## THE EXERCISE
Check each line of the data below for the word "chart", then extract the ones that have it.
------ DATA EXCERPT ------
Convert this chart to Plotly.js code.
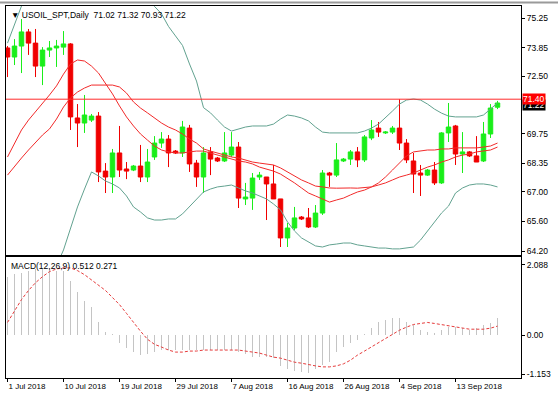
<!DOCTYPE html>
<html><head><meta charset="utf-8">
<script src="https://cdn.plot.ly/plotly-3.0.1.min.js"></script>
<style>html,body{margin:0;padding:0;background:#fff}#chart{width:558px;height:396px}</style>
</head><body><div id="chart"></div>
<script>
// Daily bars (Sunday-Friday sessions)
const dates = [
"2018-07-01","2018-07-02","2018-07-03","2018-07-04","2018-07-05","2018-07-06",
"2018-07-08","2018-07-09","2018-07-10","2018-07-11","2018-07-12","2018-07-13",
"2018-07-15","2018-07-16","2018-07-17","2018-07-18","2018-07-19","2018-07-20",
"2018-07-22","2018-07-23","2018-07-24","2018-07-25","2018-07-26","2018-07-27",
"2018-07-29","2018-07-30","2018-07-31","2018-08-01","2018-08-02","2018-08-03",
"2018-08-05","2018-08-06","2018-08-07","2018-08-08","2018-08-09","2018-08-10",
"2018-08-12","2018-08-13","2018-08-14","2018-08-15","2018-08-16","2018-08-17",
"2018-08-19","2018-08-20","2018-08-21","2018-08-22","2018-08-23","2018-08-24",
"2018-08-26","2018-08-27","2018-08-28","2018-08-29","2018-08-30","2018-08-31",
"2018-09-02","2018-09-03","2018-09-04","2018-09-05","2018-09-06","2018-09-07",
"2018-09-09","2018-09-10","2018-09-11","2018-09-12","2018-09-13","2018-09-14",
"2018-09-16","2018-09-17","2018-09-18","2018-09-19","2018-09-20"];

const openP = [73.83,73.40,73.92,74.59,74.06,72.97,73.73,73.83,73.87,74.02,70.51,70.27,70.41,70.60,67.99,67.71,68.85,68.09,68.04,68.23,67.71,68.66,69.32,69.51,68.94,68.85,70.03,68.37,67.71,68.90,68.61,68.47,68.75,69.13,66.67,66.71,67.71,67.71,67.38,66.67,64.82,65.29,65.81,65.77,65.34,66.00,67.90,67.80,68.47,68.56,68.90,68.52,69.56,70.03,69.80,69.84,70.03,69.32,68.47,67.90,67.80,68.04,67.43,69.80,70.13,68.80,68.90,68.71,68.47,69.75,71.02];
const highP = [73.92,74.25,75.20,74.73,74.73,73.87,74.16,74.21,74.63,74.06,71.17,71.60,70.70,70.79,68.37,69.04,70.13,68.42,68.28,69.23,69.04,69.65,69.84,69.70,68.99,70.37,70.18,68.52,69.13,69.13,68.66,69.84,69.84,69.37,67.43,67.90,67.95,67.71,68.28,66.67,65.53,66.29,65.86,66.24,66.38,68.04,67.95,69.32,68.61,68.99,69.13,69.70,70.41,70.32,69.89,70.13,71.40,69.51,68.85,68.28,68.09,68.42,69.84,71.22,70.18,69.84,68.94,69.65,70.32,71.17,71.32];
const lowP = [72.45,73.02,72.64,73.50,72.45,72.07,73.40,72.93,73.50,69.94,69.13,69.80,70.32,67.47,66.95,66.95,67.71,67.61,67.99,67.47,67.47,68.52,69.09,68.18,68.80,68.66,67.95,67.24,66.95,67.80,68.42,68.42,68.66,66.24,66.38,66.15,67.57,65.67,66.67,64.39,64.39,65.20,65.67,65.29,65.29,65.91,67.24,67.71,68.42,68.28,68.18,68.42,69.46,69.61,69.75,69.75,68.99,68.37,66.95,66.81,67.76,67.33,67.38,69.37,68.28,67.90,68.66,68.42,68.42,69.56,70.93];
const closeP = [73.40,73.92,74.59,74.06,72.97,73.73,73.83,73.92,74.02,70.56,70.27,70.65,70.60,67.95,67.71,68.85,68.04,67.99,68.23,67.71,68.42,69.32,69.51,68.85,68.85,70.08,68.33,67.71,68.85,68.56,68.47,68.85,69.13,66.71,66.76,67.66,67.80,67.38,66.67,64.82,65.29,65.77,65.72,65.34,66.00,67.90,67.80,68.52,68.56,68.90,68.52,69.61,69.94,69.84,69.84,70.03,69.32,68.52,67.85,67.80,68.04,67.43,69.80,70.08,68.80,68.90,68.71,68.42,69.75,70.98,71.22];

// Moving averages (red)
const maFast = [68.66,69.32,69.94,70.41,70.79,71.22,71.60,72.03,72.59,73.07,73.26,73.21,72.97,72.64,72.17,71.65,71.08,70.56,70.13,69.75,69.46,69.18,68.99,68.90,68.85,68.85,68.90,68.94,68.94,68.85,68.75,68.66,68.56,68.47,68.42,68.33,68.18,68.09,67.99,67.85,67.66,67.43,67.19,66.95,66.81,66.67,66.52,66.62,66.71,66.86,67.00,67.09,67.24,67.43,67.71,68.04,68.37,68.71,68.90,68.94,68.99,68.99,69.04,69.04,69.09,69.09,69.09,69.09,69.13,69.18,69.32];
const maSlow = [67.80,68.23,68.61,68.99,69.37,69.70,69.99,70.46,71.03,71.46,71.74,71.93,72.07,72.07,72.07,72.07,71.98,71.69,71.27,70.98,70.75,70.51,70.27,70.08,69.94,69.75,69.51,69.32,69.04,68.94,68.85,68.75,68.66,68.61,68.52,68.42,68.37,68.33,68.28,68.14,67.95,67.76,67.57,67.43,67.28,67.24,67.19,67.18,67.20,67.19,67.18,67.20,67.24,67.33,67.43,67.57,67.71,67.80,67.90,68.04,68.18,68.28,68.42,68.52,68.66,68.75,68.80,68.90,68.94,68.99,69.13];
// Bollinger bands
const bbUpper = [74.06,74.92,75.82,76.40,76.90,77.30,77.60,77.80,77.90,78.00,78.00,78.00,77.90,77.80,77.60,77.40,77.10,76.80,76.50,76.20,76.10,75.80,75.45,74.85,74.40,73.95,73.07,72.26,71.00,70.75,70.41,70.08,69.89,69.99,70.08,70.13,70.13,70.13,70.22,70.46,70.65,70.60,70.51,70.37,70.08,69.84,69.80,69.80,69.80,69.80,69.80,69.89,70.03,70.22,70.51,70.84,71.17,71.36,71.41,71.36,71.17,70.93,70.74,70.60,70.56,70.56,70.56,70.56,70.65,70.93,71.22];
const bbLower = [62.00,61.80,61.60,61.60,61.80,62.30,62.90,63.50,64.25,65.24,66.29,67.14,67.95,67.76,67.52,67.38,67.19,66.81,66.29,66.05,65.77,65.67,65.67,65.72,65.72,65.96,66.29,66.62,67.00,67.14,67.24,67.28,67.33,67.19,67.05,66.95,66.81,66.67,66.43,66.15,65.58,65.15,64.82,64.63,64.44,64.39,64.49,64.53,64.58,64.58,64.49,64.44,64.39,64.34,64.34,64.30,64.30,64.34,64.39,64.72,65.15,65.58,66.00,66.33,66.95,67.19,67.33,67.38,67.38,67.33,67.24];

// MACD(12,26,9): main (histogram) and signal (dashed)
const macdMain = [1.74,1.83,1.86,1.92,1.97,1.97,1.97,1.92,1.92,1.62,1.27,1.03,0.83,0.38,0.09,0.03,-0.24,-0.38,-0.50,-0.59,-0.56,-0.50,-0.44,-0.44,-0.44,-0.44,-0.44,-0.44,-0.44,-0.44,-0.44,-0.44,-0.44,-0.50,-0.56,-0.65,-0.65,-0.65,-0.68,-0.91,-1.00,-1.06,-1.09,-1.12,-1.00,-0.88,-0.80,-0.50,-0.35,-0.24,-0.15,0.03,0.21,0.38,0.44,0.50,0.50,0.38,0.29,0.15,0.09,0.06,0.15,0.24,0.24,0.21,0.15,0.21,0.29,0.35,0.512];
const macdSignal = [0.38,0.71,1.06,1.33,1.56,1.74,1.89,1.97,2.00,2.00,1.92,1.80,1.65,1.50,1.33,1.12,0.91,0.65,0.38,0.12,-0.12,-0.27,-0.35,-0.44,-0.50,-0.50,-0.47,-0.47,-0.44,-0.44,-0.44,-0.44,-0.44,-0.44,-0.47,-0.50,-0.53,-0.59,-0.65,-0.68,-0.74,-0.80,-0.83,-0.88,-0.91,-0.94,-0.94,-0.91,-0.85,-0.74,-0.59,-0.47,-0.35,-0.21,-0.09,0.03,0.15,0.24,0.32,0.35,0.38,0.35,0.32,0.27,0.24,0.21,0.18,0.18,0.18,0.21,0.271];

const dateTicks = ["2018-07-01","2018-07-10","2018-07-19","2018-07-29","2018-08-07","2018-08-16","2018-08-26","2018-09-04","2018-09-13"];
const dateTickText = ["1 Jul 2018","10 Jul 2018","19 Jul 2018","29 Jul 2018","7 Aug 2018","16 Aug 2018","26 Aug 2018","4 Sep 2018","13 Sep 2018"];
const priceTicks = [75.25,73.85,72.50,69.75,68.35,67.00,65.60,64.20];
const macdTicks = [2.088,0,-1.153];
const macdTickText = ["2.088","0.00","-1.153"];
const resistance = 71.40;
const lastClose = 71.22;

const FONT = "Liberation Sans, Arial, sans-serif";
const GREEN = "#1aee1a", RED = "#f00000", BAND = "#62a290", MA = "#f22a2a";

const traces = [
  {type:"scatter", mode:"lines", x:dates, y:bbUpper, xaxis:"x", yaxis:"y", line:{color:BAND,width:1}, hoverinfo:"skip"},
  {type:"scatter", mode:"lines", x:dates, y:bbLower, xaxis:"x", yaxis:"y", line:{color:BAND,width:1}, hoverinfo:"skip"},
  {type:"scatter", mode:"lines", x:dates, y:maSlow, xaxis:"x", yaxis:"y", line:{color:MA,width:1}, hoverinfo:"skip"},
  {type:"scatter", mode:"lines", x:dates, y:maFast, xaxis:"x", yaxis:"y", line:{color:MA,width:1}, hoverinfo:"skip"},
  {type:"candlestick", x:dates, open:openP, high:highP, low:lowP, close:closeP, xaxis:"x", yaxis:"y",
   increasing:{line:{color:GREEN,width:1}, fillcolor:GREEN},
   decreasing:{line:{color:RED,width:1}, fillcolor:RED}, whiskerwidth:0, hoverinfo:"skip"},
  {type:"bar", x:dates, y:macdMain, xaxis:"x2", yaxis:"y2", width:0.143, marker:{color:"#c4c4c4", line:{width:0}}, hoverinfo:"skip"},
  {type:"scatter", mode:"lines", x:dates, y:macdSignal, xaxis:"x2", yaxis:"y2", line:{color:"#e63c3c",width:1,dash:"3px,2px"}, hoverinfo:"skip"}
];

const axBase = {type:"category", range:[-0.2143,73.357], showgrid:false, zeroline:false, showline:true, mirror:true, linecolor:"#000", linewidth:1, fixedrange:true};
const layout = {
  width:558, height:396, margin:{l:6,r:37,t:6,b:18},
  paper_bgcolor:"#fff", plot_bgcolor:"#fff", showlegend:false,
  boxgap:0.2, boxgroupgap:0.2, bargap:0,
  font:{family:FONT, size:8.5, color:"#000"},
  xaxis:Object.assign({}, axBase, {anchor:"y", showticklabels:false, ticks:"", rangeslider:{visible:false}}),
  xaxis2:Object.assign({}, axBase, {anchor:"y2", matches:"x", tickmode:"array", tickvals:dateTicks, ticktext:dateTickText,
     tickangle:0, ticks:"outside", ticklen:3, tickcolor:"#000", ticklabelposition:"outside right", tickfont:{family:FONT,size:8,color:"#000"}}),
  yaxis:{domain:[0.3306,1], range:[64.01,75.82], side:"right", tickmode:"array", tickvals:priceTicks,
     ticktext:priceTicks.map(v=>v.toFixed(2)), ticks:"outside", ticklen:3, tickcolor:"#000",
     showgrid:false, zeroline:false, showline:true, mirror:true, linecolor:"#000", linewidth:1, fixedrange:true,
     tickfont:{family:FONT,size:8.5,color:"#000"}},
  yaxis2:{domain:[0,0.3253], range:[-1.27,2.325], side:"right", tickmode:"array", tickvals:macdTicks, ticktext:macdTickText,
     ticks:"outside", ticklen:3, tickcolor:"#000", showgrid:false, zeroline:false, showline:true, mirror:true,
     linecolor:"#000", linewidth:1, fixedrange:true, tickfont:{family:FONT,size:8.5,color:"#000"}},
  shapes:[
    {type:"line", xref:"x domain", x0:0, x1:1, yref:"y", y0:resistance, y1:resistance, line:{color:"#ff2a2a",width:1}},
    {type:"line", xref:"paper", x0:-0.02, x1:1.08, yref:"paper", y0:1.0094, y1:1.0094, line:{color:"#9a9a9a",width:2}}
  ],
  annotations:[
    {xref:"paper", x:0, xanchor:"left", xshift:3, yref:"paper", y:1, yanchor:"top", yshift:-2, showarrow:false,
     text:"▼ USOIL_SPT,Daily  71.02 71.32 70.93 71.22", font:{family:FONT,size:8.5,color:"#000"}},
    {xref:"paper", x:0, xanchor:"left", xshift:3, yref:"y2 domain", y:1, yanchor:"top", yshift:-2, showarrow:false,
     text:"MACD(12,26,9) 0.512 0.271", font:{family:FONT,size:8.5,color:"#000"}},
    {xref:"paper", x:1, xanchor:"left", xshift:1, yref:"y", y:lastClose, yanchor:"top", yshift:4, showarrow:false,
     text:lastClose.toFixed(2), bgcolor:"#000", borderpad:0, font:{family:FONT,size:8.5,color:"#fff"}},
    {xref:"paper", x:1, xanchor:"left", xshift:1, yref:"y", y:resistance, yanchor:"middle", showarrow:false,
     text:resistance.toFixed(2), bgcolor:"#ff0000", borderpad:0, font:{family:FONT,size:8.5,color:"#fff"}}
  ]
};
Plotly.newPlot("chart", traces, layout, {staticPlot:true, displayModeBar:false});
</script></body></html>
------
## ANSWER TO THIS PROBLEM
Convert this chart to Plotly.js code.
<style>html,body{margin:0;padding:0;background:#fff}#chart{width:558px;height:396px}</style>
</head><body><div id="chart"></div>
Plotly.newPlot("chart", traces, layout, {staticPlot:true, displayModeBar:false});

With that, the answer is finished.